Offloading tasks for background processing is such a great resource in software engineering. And a good job queue does the job of abstracting this complex setup in a safe and maintainable way.
But as the number of jobs and data grows around the queue, we might wonder how much information we have about what is going on in the queue workers.
- How many jobs ran last hour?
- What were the lengthiest tasks during that period of time?
- When did that job stop processing?
- What's the job run rate (how many per hour) and what's its average, max and minimum run times?
Those questions will introduce themselves especially during performance incidents, system malfunctions, data loss, etc - so imagine how useful it is to have an informed dataset about the system health.
For the Laravel Queue there is the good Horizon Dashboard, which is free and readily integrates to redis queues. But if you need customized dashboards or to smash data in order to answers more questions then custom instrumentation comes handy.
For in-house instrumentation where we consume the data ourselves I've been targeting to gather initially:
- name of the procedure (the Job class name in this case)
- time spent processing
- procedure params
- caught exception description
There is a tendency to log out as much information as possible. For optimal instrumentation, don't do that. Include in the instrumentation payload only what's most relevant for the system operation.

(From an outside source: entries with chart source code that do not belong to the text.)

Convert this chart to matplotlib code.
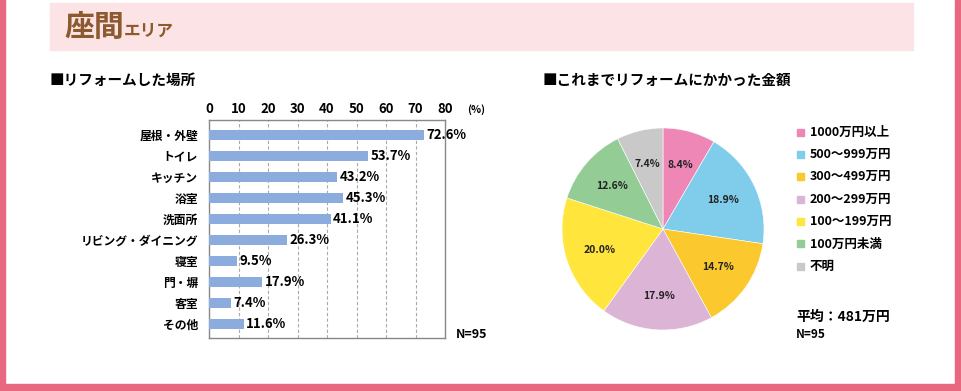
import matplotlib.pyplot as plt
from matplotlib.patches import Rectangle
import numpy as np

plt.rcParams['font.family'] = ['Noto Sans CJK JP', 'DejaVu Sans']

# bar chart data
places = ['屋根・外壁', 'トイレ', 'キッチン', '浴室', '洗面所', 'リビング・ダイニング',
          '寝室', '門・塀', '客室', 'その他']
place_pct = [72.6, 53.7, 43.2, 45.3, 41.1, 26.3, 9.5, 17.9, 7.4, 11.6]
x_ticks = [0, 10, 20, 30, 40, 50, 60, 70, 80]

# pie chart data
cost_labels = ['1000万円以上', '500～999万円', '300～499万円', '200～299万円',
               '100～199万円', '100万円未満', '不明']
cost_pct = [8.4, 18.9, 14.7, 17.9, 20.0, 12.6, 7.4]
cost_colors = ['#EE87B5', '#7FCDEB', '#FBC82D', '#DCB4D6', '#FFE53C', '#93CD95', '#C9C9C9']

W, H = 961, 391
fig = plt.figure(figsize=(W / 100, H / 100), dpi=100)
fig.patch.set_facecolor('white')


def fx(px):
    return px / W


def fy(py):
    return 1 - py / H


border = '#E8687F'
# frame
fig.patches.append(Rectangle((0, fy(390)), fx(5), 1 - fy(390), transform=fig.transFigure, color=border, zorder=0))
fig.patches.append(Rectangle((fx(955), fy(390)), fx(6), 1 - fy(390), transform=fig.transFigure, color=border, zorder=0))
fig.patches.append(Rectangle((0, fy(390)), 1, fy(384) - fy(390), transform=fig.transFigure, color=border, zorder=0))
# header band
fig.patches.append(Rectangle((fx(50), fy(50)), fx(913) - fx(50), fy(3) - fy(50), transform=fig.transFigure,
                             color='#FCE4E6', zorder=0))
fig.text(fx(64), fy(27), '座間', fontsize=21.5, fontweight='bold', color='#8C5A2E', va='center')
fig.text(fx(124), fy(31), 'エリア', fontsize=12, fontweight='bold', color='#8C5A2E', va='center')

fig.text(fx(50), fy(80), '■リフォームした場所', fontsize=10.5, fontweight='bold', va='center')
fig.text(fx(543), fy(80), '■これまでリフォームにかかった金額', fontsize=10.5, fontweight='bold', va='center')

# bar chart
ax = fig.add_axes([fx(209), fy(338), fx(445) - fx(209), fy(120.5) - fy(338)])
y = np.arange(len(places))
ax.barh(y, place_pct, height=0.48, color='#8BACDC', zorder=3, left=0.15)
for i, v in enumerate(place_pct):
    ax.text(v + 1.0, i, f'{v}%', va='center', ha='left', fontsize=9.5, fontweight='bold', zorder=4)
ax.set_xlim(0, 80)
ax.set_ylim(9.65, -0.68)
ax.set_yticks(y)
ax.set_yticklabels(places, fontsize=8.5, fontweight='bold')
ax.set_xticks(x_ticks)
ax.set_xticklabels([str(t) for t in x_ticks], fontsize=9.5, fontweight='bold')
ax.xaxis.tick_top()
ax.tick_params(axis='both', length=0)
ax.tick_params(axis='y', pad=8)
ax.tick_params(axis='x', pad=3)
for t in x_ticks[1:-1]:
    ax.axvline(t, color='#AAAAAA', lw=0.8, ls=(0, (3, 2)), zorder=1)
for s in ax.spines.values():
    s.set_color('#888888')
    s.set_linewidth(1)
fig.text(fx(467), fy(110), '(%)', fontsize=7.5, fontweight='bold', va='center')
fig.text(fx(456), fy(334), 'N=95', fontsize=9, fontweight='bold', va='center')

# pie chart
pax = fig.add_axes([fx(562), fy(330), fx(764) - fx(562), fy(128) - fy(330)])
wedges, _ = pax.pie(cost_pct, colors=cost_colors, startangle=90, counterclock=False,
                    wedgeprops=dict(linewidth=0.4, edgecolor='white'))
pax.set_xlim(-1, 1)
pax.set_ylim(-1, 1)
for w, v in zip(wedges, cost_pct):
    ang = np.deg2rad((w.theta1 + w.theta2) / 2)
    r = 0.66
    pax.text(r * np.cos(ang), r * np.sin(ang), f'{v}%', ha='center', va='center',
             fontsize=7.5, fontweight='bold', color='#222222')

# legend
for i, (lab, c) in enumerate(zip(cost_labels, cost_colors)):
    yy = 132 + i * 22.4
    fig.patches.append(Rectangle((fx(797), fy(yy + 3.5)), fx(7), fy(yy - 3.5) - fy(yy + 3.5),
                                 transform=fig.transFigure, color=c))
    fig.text(fx(810), fy(yy), lab, fontsize=9, fontweight='bold', va='center')

fig.text(fx(796), fy(317), '平均：481万円', fontsize=10, fontweight='bold', va='center')
fig.text(fx(796), fy(335), 'N=95', fontsize=8.5, fontweight='bold', va='center')

fig.savefig('out.png', dpi=100, facecolor='white')
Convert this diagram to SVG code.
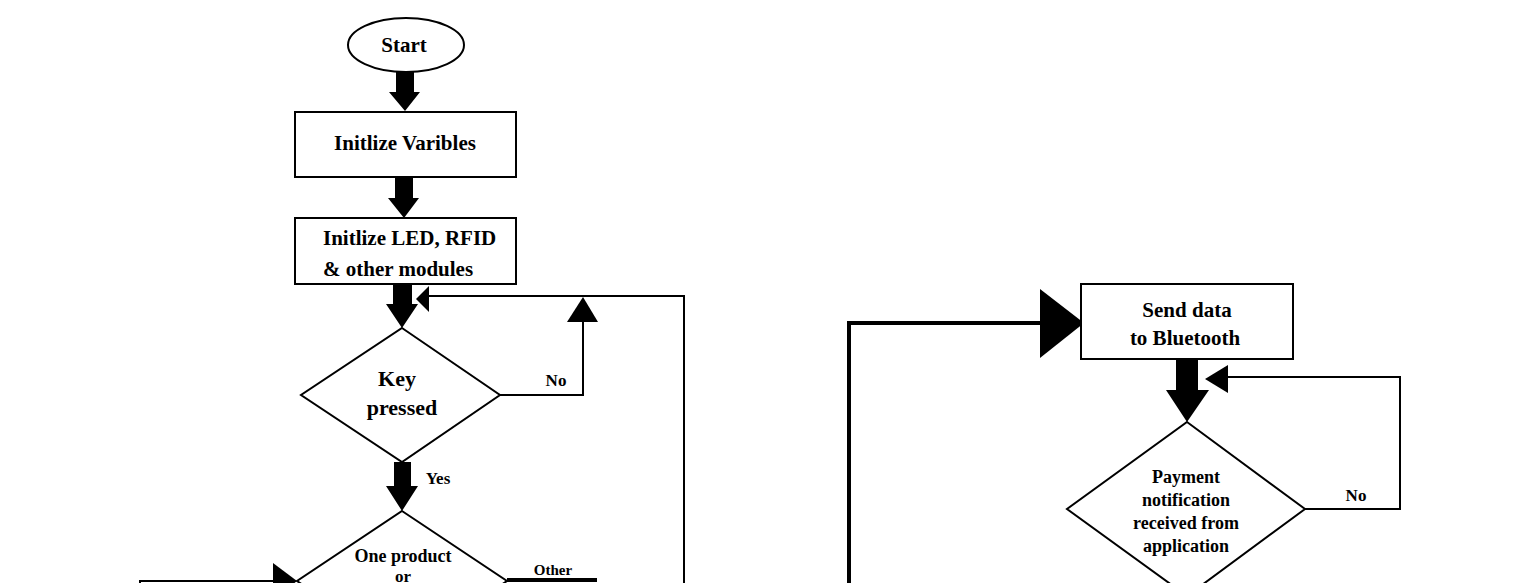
<svg xmlns="http://www.w3.org/2000/svg" width="1534" height="583" viewBox="0 0 1534 583">
<style>
.shape{fill:#fff;stroke:#000;stroke-width:2}
.t{font-family:"Liberation Serif","Times New Roman",serif;font-weight:bold;fill:#000;text-anchor:middle}
.line{fill:none;stroke:#000;stroke-width:2}
.thick{fill:none;stroke:#000;stroke-width:4}
.head{fill:#000;stroke:none}
</style>
<rect width="1534" height="583" fill="#fff"/>
<g id="connectors">
  <!-- Start -> Initlize Varibles -->
  <polygon class="head" points="396,72 414,72 414,92 420,92 405,111 389,92 396,92"/>
  <!-- Initlize Varibles -> Initlize LED -->
  <polygon class="head" points="395,177 413,177 413,198 419,198 404,218 388,198 395,198"/>
  <!-- Initlize LED -> Key pressed -->
  <polygon class="head" points="393,284 412,284 412,304 418,304 402,328 386,304 393,304"/>
  <!-- Key pressed -> One product (Yes) -->
  <polygon class="head" points="394,462 411,462 411,486 418,486 402,511 386,486 394,486"/>
  <!-- No loop of Key pressed -->
  <polyline class="line" points="500,395 583,395 583,320"/>
  <polygon class="head" points="583,297 598,322 567,322"/>
  <!-- return loop into Key pressed -->
  <polyline class="line" points="684,583 684,296 428,296"/>
  <polygon class="head" points="416,299 429,286 429,312"/>
  <!-- left input to One product -->
  <polyline class="line" points="140,585 140,581 276,581"/>
  <polygon class="head" points="297,581 273,563 273,600"/>
  <!-- Other branch -->
  <line class="thick" x1="507" y1="580" x2="597" y2="580"/>
  <!-- into Send data -->
  <polyline class="thick" points="849,583 849,323 1042,323"/>
  <polygon class="head" points="1084,323 1040,289 1040,358"/>
  <!-- Send data -> Payment -->
  <polygon class="head" points="1176,359 1198,359 1198,390 1209,390 1187,422 1166,390 1176,390"/>
  <!-- No loop of Payment -->
  <polyline class="line" points="1305,509 1400,509 1400,377 1226,377"/>
  <polygon class="head" points="1205,379 1228,365 1228,393"/>
</g>
<g id="start">
  <ellipse class="shape" cx="406" cy="45" rx="58" ry="27"/>
  <text class="t" x="404" y="52" font-size="21">Start</text>
</g>
<g id="init-vars">
  <rect class="shape" x="295" y="112" width="221" height="65"/>
  <text class="t" x="405" y="150" font-size="21">Initlize Varibles</text>
</g>
<g id="init-modules">
  <rect class="shape" x="295" y="218" width="221" height="66"/>
  <text class="t" x="323" y="245" font-size="21" style="text-anchor:start">Initlize LED, RFID</text>
  <text class="t" x="323" y="276" font-size="21" style="text-anchor:start">&amp; other modules</text>
</g>
<g id="key-pressed">
  <polygon class="shape" points="402,328 500,395 402,462 301,395"/>
  <text class="t" x="397" y="386" font-size="22">Key</text>
  <text class="t" x="402" y="415" font-size="22">pressed</text>
  <text class="t" x="556" y="386" font-size="17">No</text>
  <text class="t" x="438" y="484" font-size="17">Yes</text>
</g>
<g id="one-product">
  <polygon class="shape" points="402,511 507,581 402,651 297,581"/>
  <text class="t" x="403" y="562" font-size="18">One product</text>
  <text class="t" x="403" y="582" font-size="17">or</text>
  <text class="t" x="553" y="575" font-size="15">Other</text>
</g>
<g id="send-data">
  <rect class="shape" x="1081" y="284" width="212" height="75"/>
  <text class="t" x="1187" y="317" font-size="21">Send data</text>
  <text class="t" x="1185" y="345" font-size="21">to Bluetooth</text>
</g>
<g id="payment">
  <polygon class="shape" points="1187,422 1305,509 1187,596 1067,509"/>
  <text class="t" x="1186" y="483" font-size="18">Payment</text>
  <text class="t" x="1186" y="506" font-size="18">notification</text>
  <text class="t" x="1186" y="529" font-size="18">received from</text>
  <text class="t" x="1186" y="552" font-size="18">application</text>
  <text class="t" x="1356" y="501" font-size="17">No</text>
</g>
</svg>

Instrumentation data will be really useful only with log ingestion and visualization tools. There are many projects out there in the market, such as the open-source Elastic Stack (logstash + kibana) and the paid service LogDNA.
Over the past year, I've solved lots of performance and data loss situations with a similar approach. Above I'm sharing a gist with a sample Laravel Queue instrumentation.
How about your experience, have you ever instrumented system runtime? What tools and process do your team makes use?